This is the implementation of the approach used for 3D pose estimation in the candidate project TIFX04-22-10 at Chalmers University of Technology. The approach is described in the candidate report. It is an adaption of the approach used for VideoPose3D made by Meta Research.

Description

Runningpose predicts keypoints in 3D, and is especially made to be used for gait analysis on running humans using monocular vision. To predict 3D keypoints Detectron2 is first used to predict 2D keypoints. A temporal convolution network (TCN) is then used for lifting, that is predicting 3D keypoints from the 2D keypoints.

Tranfer learning with a pretrained architecture for VideoPose3D was used for a architecture for 3D predictions, RunningPose architecture. It was then trained with a custom dataset, RunningPose dataset. The dataset was made in collaboration with Qualisys and Swedish Athletics Association.

The model predicts keypoints that has been identified as especially important regarding gait analysis for running humans. One main difference between this model and the pretrained model for VideoPose3D is that a keypoint on each foot is predicted, which the VideoPose3D model does not do.

Note: Runningpose was written with nbdev.

Results on the RunningPose dataset

The model was trained only 6426 frames of data for 100 epochs and showed high variance as a result. See the lossplot in nbs. The mean per-joint position error (MPJPE) is shown in the table below: | Training | Validation | Test | |:-------|:-------:|:-------:| | 45.11 mm | 115.03 mm | 90.09 mm |

Quick start

To get started quickly, follow these instructions. This will allow you to do inference on in the wild and produce basic visualizations. For more detailed instructions, please refer to our documentation: docs.

Dependencies

Make sure you have the following dependencies installed before proceeding:

Python 3+ distribution
PyTorch >= 0.4.0

Optional:

Matplotlib, if you want to visualize predictions. Additionally, you need ffmpeg to export MP4 videos, and imagemagick to export GIFs.

Inference

Videos used for inference should only contain one person.
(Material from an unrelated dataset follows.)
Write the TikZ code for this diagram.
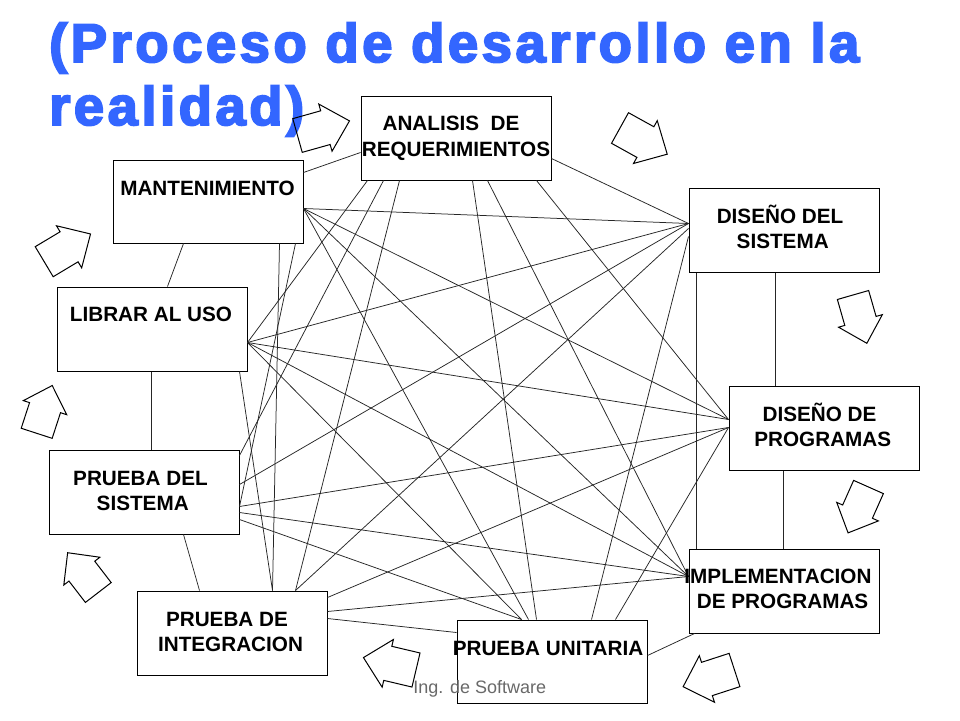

The instructions below show how to prepare the trained model, do optional video processing, infer 2D keypoints, create a custom dataset for the videos, and then do the inference and visualize the results.

Step 1: setup

Download the pretrained model for generating 3D predictions. Can it not just be left in the correct place?

Step 2: (optional): video preprocessing

Since the script expects a single-person scenario, you may want to extract a portion of your video. This is very easy to do with ffmpeg, e.g.

ffmpeg -i input.mp4 -ss 1:00 -to 1:30 -c copy output.mp4

extracts a clip from minute 1:00 to minute 1:30 of input.mp4, and exports it to output.mp4.

Optionally, you can also adapt the frame rate of the video. Most videos have a frame rate of about 25 FPS, but our runningpose model was trained on 85-FPS videos. Since our model is robust to alterations in speed, this step is not very important and can be skipped, but if you want the best possible results you can use ffmpeg again for this task:

ffmpeg -i input.mp4 -filter "minterpolate='fps=85'" -crf 0 output.mp4

Step 3: inferring 2D keypoints with Detectron

Set up Detectron2 and use the script runningpose/data/inference/infer_video.py (no need to copy this, as it directly uses the Detectron2 API). This script provides a convenient interface to generate 2D keypoint predictions from videos without manually extracting individual frames.

To infer keypoints from all the mp4 videos in input_directory, run

cd runningpose/data/inference
python infer_video.py \
    --cfg COCO-Keypoints/keypoint_rcnn_R_101_FPN_3x.yaml \
    --output-dir output_directory \
    --image-ext mp4 \
    input_directory

The results will be exported to output_directory as custom NumPy archives (.npz files). You can change the video extension in --image-ext (ffmpeg supports a wide range of formats).

Step 4: creating a custom dataset

Run the dataset preprocessing script from the runningpose/data directory:

python prepare_data_2d_custom.py -i output_directory -o myvideos

This creates a custom dataset named myvideos (which contains all the videos in output_directory, each of which is mapped to a different subject) and saved to data_2d_custom_myvideos.npz. You are free to specify any name for the dataset.

Step 5: rendering a custom video and exporting coordinates

You can finally use the visualization feature to render a video of the 3D joint predictions. You must specify the custom dataset (-d custom), the input keypoints as exported in the previous step (-k myvideos), the correct architecture/checkpoint, and the action custom (--viz-action custom). The subject is the file name of the input video, and the camera is always 0.

To use the trained RunningPose architecture, specify the ckeckpoint as runningpose_100.bin

python run.py -d custom -k myvideos -arc 3,3,3,3,3 -c checkpoint --evaluate runningpose_100.bin --render --viz-subject input_video.mp4 --viz-action custom --viz-camera 0 --viz-video /path/to/input_video.mp4 --viz-output output.mp4 --viz-size 6

You can also export the 3D joint positions (in camera space) to a NumPy archive. To this end, replace --viz-output with --viz-export and specify the file name.